# Show that the set is a vector space in the field of real numbers?

## $V$ $=$ {p∈ p_3(x)|p(0)=0,p´(0)=0}

Jun 24, 2018

See below

#### Explanation:

Let's check all the requirements:

• The set must be closed with respect to the sum.
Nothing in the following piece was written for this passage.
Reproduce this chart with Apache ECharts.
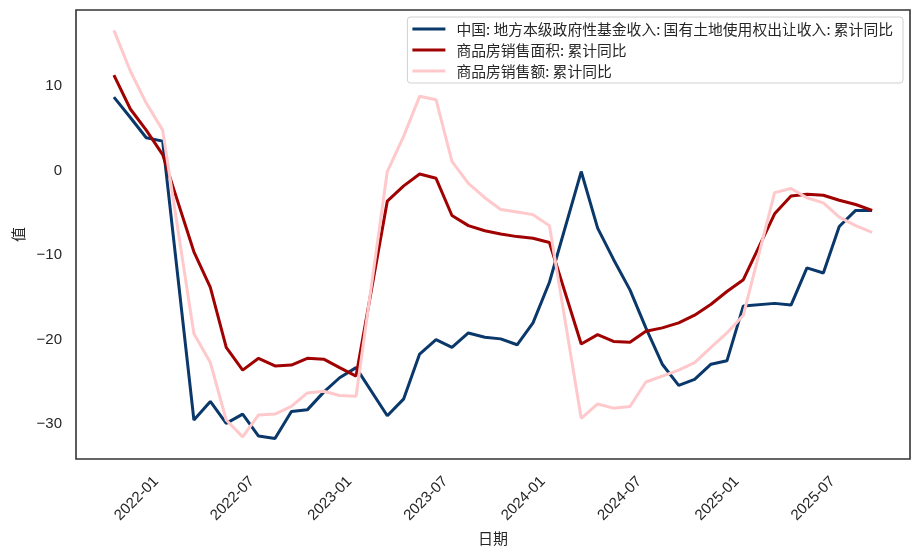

This is true because, given two polynomials of degree $3$, we have

${a}_{0} + {a}_{1} x + {a}_{2} {x}^{2} + {a}_{3} {x}^{3} + {b}_{0} + {b}_{1} x + {b}_{2} {x}^{2} + {b}_{3} {x}^{3}$

$= \left({a}_{0} + {b}_{0}\right) + \left({a}_{1} + {b}_{1}\right) x + \left({a}_{2} + {b}_{2}\right) {x}^{2} + \left({a}_{3} + {b}_{3}\right) {x}^{3}$

which is still a polynomial of degree $3$. Moreover, if ${p}_{0} = 0$ and ${p}_{1} ' \left(0\right) = 0$ and the same goes for ${p}_{2}$, we have

$\left({p}_{1} + {p}_{2}\right) \left(0\right) = {p}_{1} \left(0\right) + {p}_{2} \left(0\right) = 0 + 0 = 0$

and

$\left({p}_{1} ' + {p}_{2} '\right) \left(0\right) = {p}_{1} ' \left(0\right) + {p}_{2} ' \left(0\right) = 0 + 0 = 0$

• Closure with respect to scalar multiplication: if $p \left(0\right) = 0$ and $p ' \left(0\right) = 0$, for every $k \setminus \in \setminus m a t h \boldsymbol{R}$ we still have

$\left(k p\right) \left(0\right) = k \setminus \times p \left(0\right) = k \setminus \times 0 = 0$

and similarly

$\left(k p\right) ' \left(0\right) = k \setminus \times p ' \left(0\right) = k \setminus \times 0 = 0$

All of the other requirements (commutative sum, distributive property with respect to the scalars,..) derive from the fact that the sum between polynomials behave as numeric sum, since we just manipolate the like terms as above.